To put a cherry on top of this, the Rockies used that game to tie the Giants atop the National League West division standings. Not. Great. Bob.

Perhaps no Giant had a worse night than reliever Vin Mazzaro. He was the guy who relieved Cain, and the Giants dangled him as bait for 10 batters before bringing in Derek Law. On the plus side, he likely made Texas Rangers starter Derek Holland feel better after the Toronto Blue Jays doinked him for 11 runs in 2 2/3 innings.

While we're on the subject of tough nights for pitchers, Rusin didn't even get a win in all of the madness. He was pulled after 4 1/3 innings with seven earned runs to his credit, falling two outs short of being eligible to be the winning pitcher. You're taking the #KillTheWin movement a bit far there, brother.

The Rockies as a team, however, did get that win, bringing them to 14-14 overall on the season. Ten of those 14 wins have come on the road, where they are 10-6, while they are only 4-8 at home. And this offensive explosion away from Coors Field really shouldn't come as too much of a surprise, either, as they have now averaged 5.375 runs per game in their 16 contests on the road. Maybe baseball isn't quite as weird as we thought.

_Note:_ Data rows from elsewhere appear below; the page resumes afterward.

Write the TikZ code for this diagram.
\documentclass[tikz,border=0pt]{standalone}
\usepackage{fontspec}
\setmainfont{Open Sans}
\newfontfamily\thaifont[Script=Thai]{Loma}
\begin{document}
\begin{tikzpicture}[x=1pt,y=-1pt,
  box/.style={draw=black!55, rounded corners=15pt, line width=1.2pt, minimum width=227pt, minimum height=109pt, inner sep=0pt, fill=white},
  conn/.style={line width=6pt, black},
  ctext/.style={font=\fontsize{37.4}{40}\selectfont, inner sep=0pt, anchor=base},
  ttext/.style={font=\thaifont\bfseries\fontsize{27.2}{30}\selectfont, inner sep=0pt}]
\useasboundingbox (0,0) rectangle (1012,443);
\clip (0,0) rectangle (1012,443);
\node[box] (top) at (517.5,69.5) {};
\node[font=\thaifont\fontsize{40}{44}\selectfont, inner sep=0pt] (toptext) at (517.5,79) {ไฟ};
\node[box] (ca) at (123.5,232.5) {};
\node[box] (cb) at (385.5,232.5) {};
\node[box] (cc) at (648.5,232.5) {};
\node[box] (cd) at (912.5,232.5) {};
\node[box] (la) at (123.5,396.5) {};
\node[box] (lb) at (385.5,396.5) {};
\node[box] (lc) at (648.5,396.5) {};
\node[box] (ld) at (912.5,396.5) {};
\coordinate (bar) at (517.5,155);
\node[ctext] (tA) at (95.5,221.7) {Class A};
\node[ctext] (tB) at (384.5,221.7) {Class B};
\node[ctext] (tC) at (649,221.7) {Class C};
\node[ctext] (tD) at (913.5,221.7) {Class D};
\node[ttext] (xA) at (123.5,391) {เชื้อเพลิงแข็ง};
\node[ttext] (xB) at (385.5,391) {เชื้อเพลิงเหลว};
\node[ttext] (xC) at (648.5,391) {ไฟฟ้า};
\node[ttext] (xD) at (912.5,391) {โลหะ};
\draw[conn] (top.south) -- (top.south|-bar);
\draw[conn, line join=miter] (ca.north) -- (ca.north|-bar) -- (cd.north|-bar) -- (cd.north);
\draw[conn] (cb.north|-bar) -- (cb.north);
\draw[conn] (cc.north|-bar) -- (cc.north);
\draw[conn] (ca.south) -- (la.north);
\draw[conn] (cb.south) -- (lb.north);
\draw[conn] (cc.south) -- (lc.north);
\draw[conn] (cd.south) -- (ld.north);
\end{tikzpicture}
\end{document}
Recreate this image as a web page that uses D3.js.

Eventually, you'd expect that the Rockies will normalize and stop terrorizing the scoreboard when they're on the road. They rank 15th in wRC+, which gives a park-factor-neutral measurement of an offense's abilities. Most teams in the middle of the pack aren't averaging more than five runs per game on the road, meaning the Rockies are likely benefiting from a hefty helping of cluster luck. Just don't tell them that, lest you anger the beast and suffer the humiliation that follows.